During development, borderline detection patterns were identified -- situations where
the scoring detected a "violation" that was actually a valid layout artifact (e.g.,
a gateway face approach that looks like a boundary-slot conflict but is geometrically
correct).

The initial fix was to update the detection logic to exclude these borderline cases.
However, this changed the scoring function that the search used as its heuristic,
altering the search trajectory and causing a 40-second speed regression (from 12s
to 52s) because the optimizer explored different (and more) candidates.

**Decision**:
Keep the original scoring function unchanged during the iterative search (stable
heuristic trajectory). Apply detection exclusions ONLY in the `FinalScore`
computation (post-search).

The FinalScore excludes:
- Valid gateway face approaches (exterior closer to center than predecessor).
- Gateway-exit under-node (lane within 16px of source bottom).
- Convergent target joins from X-separated sources with > 15px Y-gap.
- Borderline shared lanes (gap within 3px of tolerance).
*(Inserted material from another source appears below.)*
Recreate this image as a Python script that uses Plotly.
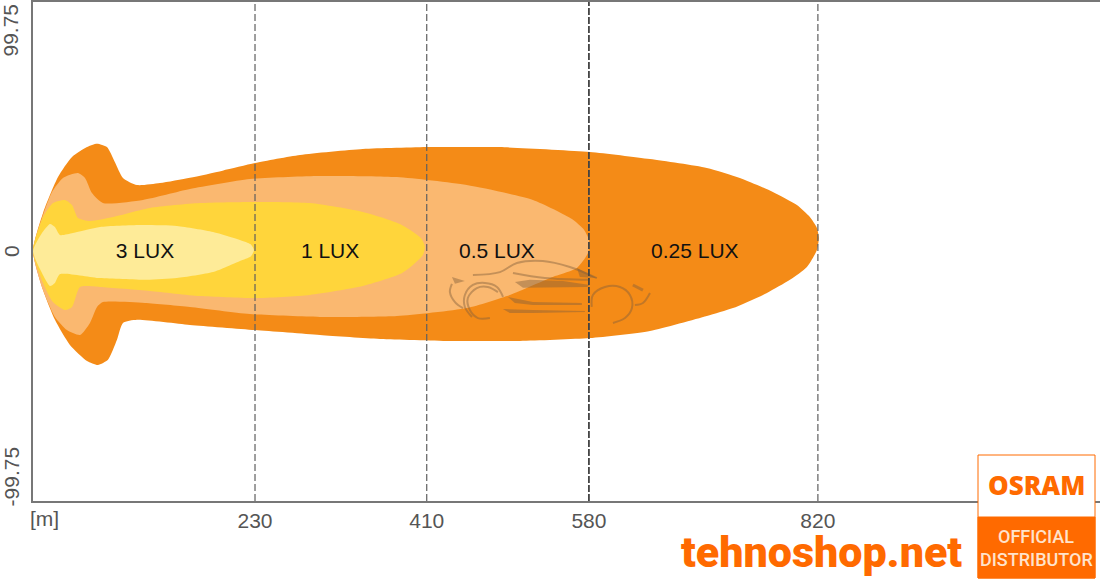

The search does not need to know about borderline patterns -- it just needs
consistent heuristics to explore the candidate space efficiently.

**Consequences**:
- The FinalScore accurately reflects visual quality: 0 hard violations in the
  document-processing test case.
- The search maintains stable 12-15s runtime because the heuristic is unchanged.
- The separation means that the search may "fix" violations that the FinalScore
  would have excluded. This is acceptable: the extra fixes are not harmful, and
  the stable search trajectory is worth the minor redundant work.
- Future scoring changes must decide whether they apply to the search heuristic
  (affects trajectory and speed) or only to the FinalScore (affects reported quality).

---

## ADR-6: Under-Node Alongside Detection

**Status**: Accepted

**Context**:
`CountUnderNodeViolations` detected edges that pass through a node's bounding box
with a gap greater than 0.5px. This threshold was chosen to avoid false positives
from floating-point precision.

However, edges running flush with a node boundary (gap = 0px, e.g., exactly at the
bottom edge of a node) were not detected. These edges are visually "glued" to the
node boundary -- they appear to touch the node even though they technically do not
pass through it.

The 0.5px threshold also missed edges within a few pixels of the boundary. An edge
at gap = 2px is visually indistinguishable from one at gap = 0px at typical zoom
levels, but only the latter was detected.

**Decision**:
Extend the under-node detection to include flush and near-flush edges:

- Standard under-node: gap > 0.5px (unchanged).
- Flush bottom (`isFlushBottom`): gap >= -4px and <= 0.5px relative to the node's
  bottom boundary.
- Flush top (`isFlushTop`): gap >= -4px and <= 0.5px relative to the node's top
  boundary.

The +/-4px range catches edges that are visually "alongside" the node boundary,
even if they are technically outside the bounding box by a few pixels.

**Consequences**:
- Catches visually "glued" edges that touch or nearly touch node boundaries.
- The Y-gutter expansion then creates clearance for these edges, pushing them
  into a clean routing corridor.
- The -4px lower bound prevents false positives from edges that are merely
  "nearby" but visually separate from the node.
- The detection threshold (±4px for alongside, > 0.5px for standard) should not
  be changed without sprint-level approval, as it affects which edges trigger
  Y-gutter expansion.